The site has enormous history! In the 12th century, Richard I first started construction in the area, developing a dock for Royal Galleys. By the 1500s, it had become the site of Portsmouth’s defenses, and by the late 17th century, its stature had grown further, when Gunwharf was established as a main ordnance yard, storing weapons for the navy and for the army to help fortify Portsmouth. The Ordnance Board was disbanded in 1855, and, as ships and armaments developed, the requirement to offload the armament diminished, and the Gunwharf fell into disuse.
The site was re-established as HMS Vernon when the site was taken over by the Navy in 1923. It continued as a naval base, specialising in mine warfare, until it was decommissioned in 1986. All mine divers were trained here, and the site was integral in D-Day preparations.
After HMS Vernon was no longer needed by the Navy, the Ministry of Defense sold off the redundant land, to release monies for reinvestment in other areas of defense expenditure. Portsmouth City Council were keen that the land was used to build and grow the prosperity of the city. Their goal being to regenerate a derelict City Centre site, to open up the waterfront for public use, to create jobs, to improve the attractiveness of the City and therefore increase visitor numbers, and to attract further inward investment.
The development was not straightforward! Funded by VF (South African company who built a shopping marina concept successfully in Cape Town) and Berkeley Homes, the area was declared a conservation area in 1992, and the site offered huge challenges above and beyond the norm due to it’s location and its previous use.
UNUSUAL AND QUIRKY FACTS
- Gunwharf Quays has its own on-site recycling centre, and over the last three years has increased its combined recycling and reuse performance from 48% to 80%.

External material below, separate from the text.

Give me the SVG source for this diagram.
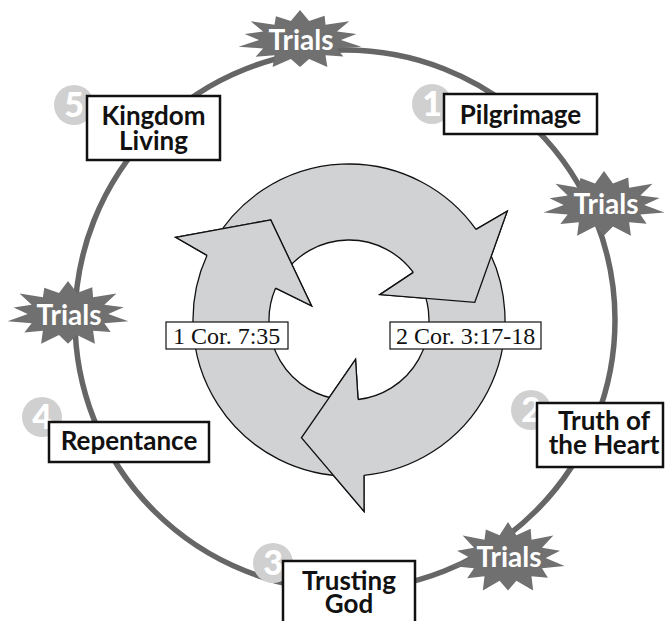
<svg xmlns="http://www.w3.org/2000/svg" width="665" height="621" viewBox="0 0 665 621">
<style>
.ring{fill:none;stroke:#666;stroke-width:5.5}
.arrow{fill:#d1d2d4;stroke:#111;stroke-width:1.3;stroke-linejoin:miter}
.ref rect{fill:#fff;stroke:#111;stroke-width:1.2}
.ref text{font-family:"Liberation Serif","Times New Roman",serif;font-size:24px;fill:#111}
.burst{fill:#707070}
.trials{font-family:Lato,"Open Sans",sans-serif;font-weight:700;font-size:28px;fill:#fff;text-anchor:middle}
.num circle{fill:#d0d0d0}
.num text{font-family:Lato,"Open Sans",sans-serif;font-weight:900;font-size:34px;fill:#fff;text-anchor:middle}
.box rect{fill:#fff;stroke:#111;stroke-width:2.5}
.box text{font-family:Lato,"Open Sans",sans-serif;font-weight:700;font-size:26px;fill:#111;text-anchor:middle}
</style>
<defs>
<polygon id="star" points="0,-1 0.145,-0.634 0.391,-0.811 0.405,-0.508 0.782,-0.623 0.586,-0.282 0.897,-0.204 0.65,0 0.975,0.222 0.586,0.282 0.688,0.548 0.405,0.508 0.434,0.901 0.145,0.634 0,0.9 -0.145,0.634 -0.434,0.901 -0.405,0.508 -0.704,0.561 -0.586,0.282 -0.975,0.222 -0.65,0 -0.878,-0.2 -0.586,-0.282 -0.782,-0.623 -0.405,-0.508 -0.382,-0.793 -0.145,-0.634"/>
<path id="body" d="M -135.1,-78 A 156 156 0 0 1 127.0,-90.6 L 158.2,-108.7 L 125.8,-17.7 L 30.9,-25.4 L 64.3,-47.6 A 80 80 0 0 0 -65.5,-45.9 Z"/>
<path id="head" d="M 127.0,-90.6 L 158.2,-108.7 L 125.8,-17.7 L 30.9,-25.4 L 64.3,-47.6"/>
</defs>

<g id="connectors">
<circle class="ring" cx="345" cy="320" r="270"/>
</g>

<g id="cycle" transform="translate(349,320)">
<use href="#body" class="arrow"/>
<use href="#body" class="arrow" transform="rotate(120)"/>
<use href="#body" class="arrow" transform="rotate(240)"/>
<use href="#head" class="arrow"/>
<use href="#head" class="arrow" transform="rotate(120)"/>
<use href="#head" class="arrow" transform="rotate(240)"/>
</g>

<g id="ref1" class="ref">
<rect x="166" y="322" width="122" height="27"/>
<text x="173" y="344">1 Cor. 7:35</text>
</g>
<g id="ref2" class="ref">
<rect x="390" y="322" width="151" height="27"/>
<text x="396" y="344">2 Cor. 3:17-18</text>
</g>

<g id="trials-top">
<use href="#star" class="burst" transform="translate(300,40) scale(63,30)"/>
<text class="trials" x="301" y="50">Trials</text>
</g>
<g id="trials-right">
<use href="#star" class="burst" transform="translate(604,205) scale(62,34)"/>
<text class="trials" x="606" y="214">Trials</text>
</g>
<g id="trials-left">
<use href="#star" class="burst" transform="translate(68,314) scale(62,33)"/>
<text class="trials" x="69" y="325">Trials</text>
</g>
<g id="trials-bottom">
<use href="#star" class="burst" transform="translate(508,558) scale(58,36)"/>
<text class="trials" x="509" y="567">Trials</text>
</g>

<g id="step1">
<g class="num"><circle cx="432" cy="104" r="20"/><text x="432" y="116">1</text></g>
<g class="box"><rect x="444" y="94" width="153" height="40"/><text x="520.5" y="124">Pilgrimage</text></g>
</g>
<g id="step2">
<g class="num"><circle cx="531" cy="410" r="20"/><text x="531" y="422">2</text></g>
<g class="box"><rect x="537" y="403" width="126" height="64"/><text x="604" y="430">Truth of</text><text x="604" y="454">the Heart</text></g>
</g>
<g id="step3">
<g class="num"><circle cx="273" cy="563" r="20"/><text x="273" y="575">3</text></g>
<g class="box"><rect x="283" y="561" width="132" height="70"/><text x="349" y="590">Trusting</text><text x="349" y="613">God</text></g>
</g>
<g id="step4">
<g class="num"><circle cx="42" cy="417" r="20"/><text x="42" y="429">4</text></g>
<g class="box"><rect x="49" y="422" width="160" height="40"/><text x="129" y="450">Repentance</text></g>
</g>
<g id="step5">
<g class="num"><circle cx="74" cy="105" r="20"/><text x="74" y="117">5</text></g>
<g class="box"><rect x="87" y="96" width="133" height="64"/><text x="153.5" y="125">Kingdom</text><text x="153.5" y="150">Living</text></g>
</g>
</svg>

- Gunwharf Quays has one of the largest arrays of solar panels on a shopping centre in Europe, which are used to power the car park.
- As the site is open 24 hours a day, the site is constantly manned, even on Christmas Day
- The site contains 4 Scheduled Ancient Monuments. Only 2% of listed buildings fall into this category, so to have 4 on site is exceptional.
- The canals on site are filled with salt water, and represent the last remaining piece of the marshlands from pre-1770.
- 76 unexploded ordnances were discovered when the site was being built
- 7 acres of foreshore were reclaimed to build the centre
- When it was first built, Gunwharf Quays was the largest man made marine deck in Europe
- Rumour has it that Nelson marched through Vernon Gate on his way to the Battle of Trafalgar
- The world’s largest single masted yacht has stayed in our Leisure Marina
- The site was one of several naval bases used for the D-Day preparations, with units based at Gunwharf responsible for carrying 3rd British Division to Sword Beach on D-Day.
- HMS Vernon was the centre for development and training of torpedoes and torpedo men, becoming famous for its clearance diving team and Deep-diving Trials Unit, hence the deep water and the canals on site.
Relevance of Avenue Names at Gunwharf Quays
Gerardus Mercator (1512-1595) published one of the earliest maps of the world in 1569. He lived and taught in Duisberg, Germany, one of Portsmouth's twin cities, for more than 40 years. The "Mercator Projection" is used for Ordnance Survey maps today.
HMS Sirius was the lead ship in the first fleet of ships taking English convicts to Botany Bay, Australia. She sailed from Portsmouth in 1787; her captain was Arthur Phillip.
Arthur Phillip (1738-1814) was the Captain of HMS Sirius as above. He founded the colony of New South Wales which eventually became the nation of Australia.
The young Japanese Togo lived in Britain for seven years from 1871 learning seamanship from the Royal Navy. He studied on board the Worcester, a civilian private school, circumnavigated the globe on the Hampshire and studied in Cambridge before living in Portsmouth. So great was his affection for Britain that he donated his 1905 battle flag to the Worcester when he attended the 1911 Coronation of George V as a representative of Japan. Admiral Togo is sometimes called the Nelson of the East because of his success as a Commander and his connection to Britain. His message before the battle of Tsushima, almost exactly 100 years after Trafalgar, echoes Nelson's famous "England expects…" message: "The fate of the Empire depends upon this event. Let every man do his utmost."
The site of Gunwharf Quays was formally known as HMS Vernon when it was taken over by the Navy in 1923. It continued as a Naval base, specialising in mine warfare, until it was decommissioned in 1986. All mine divers were trained here, and the site was integral in D-Day preparations.
HMS Marlborough was a three deck, 120 gun hulk added to the floating torpedo establishment HMS Vernon in 1878. When Vernon came ashore here at Gunwharf, her poop deck and rails were built into Ariadne Wardroom dining room. This deck is now installed at HMS Collingwood, Gosport.